Just 5 minutes more - and I will have been underwater for 5 minutes!!!
All tanked up - Tony (the instructor) and Simon prepare to get into the water
Tony is a PADI diving instructor. This summer he decided to start a diving club where he works. So the Royal Hospital for Neuro-disability Diving Club was born.
First came the members (us) and then a PADI Open Water course to get us started... The rest - well that's history.
One small step for a Speech Therapist, one giant stride for Catherine.
Catherine was not only the first to pass the course but the first of us to go on a diving holiday, with her partner, in the Red Sea. We are all very jealous!
Smile please - Pam with her new camera.
|Resting - Catherine and Linda about to start a training dive|
Our final qualifying dive was at the Naval Diving centre at Horsea Island near Portsmouth. It is a huge salt water lake originally built to test torpedoes.
|Tony and Linda gear up while Coco keeps chatting up the Divemaster|
|I'm ready at last. Just the final Buddy checks with Pam.|
|... last one in's a ...?|
Diving with Tony Houston through the RHN Diving Club has been an experience which has thrown me through some mixed emotions. I was so excited I was going to do something I had always wanted to do. Tony starting the club at work made access to this sport easier. The initial reading brought it home how important all the background knowledge was going to be.

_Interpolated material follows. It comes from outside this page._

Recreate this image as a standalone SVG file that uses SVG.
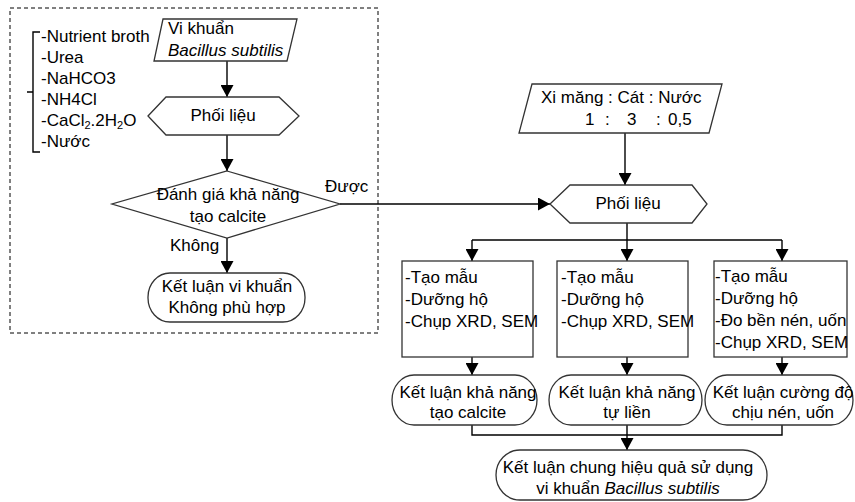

The first practical dive in a swimming pool was exciting, but scary too. Donning strange equipment had its funny side, especially the first entry into the water, not a graceful affair! Trying to stay vertical in the water was a challenge in itself, not realising all the techniques of remaining buoyant!
At times the exhaustion and cold has been overwhelming, and I would wonder if I could continue, but then I would feel all the more determined to continue and succeed, especially as my partner was on the same course, and we have plans to go diving together.
One very beneficial part of joining the club has been meeting different members of staff in the hospital, people you may never otherwise meet. There has been lots of laughter at ourselves and each other, which has been really good for all of us, and a lot of support for each other.
Then on one of the last dives of the course, encountering jelly fish in the Solent made me realise the magic of underwater life, and being able to breathe and swim below the surface with ease was why I was learning to Scuba Dive.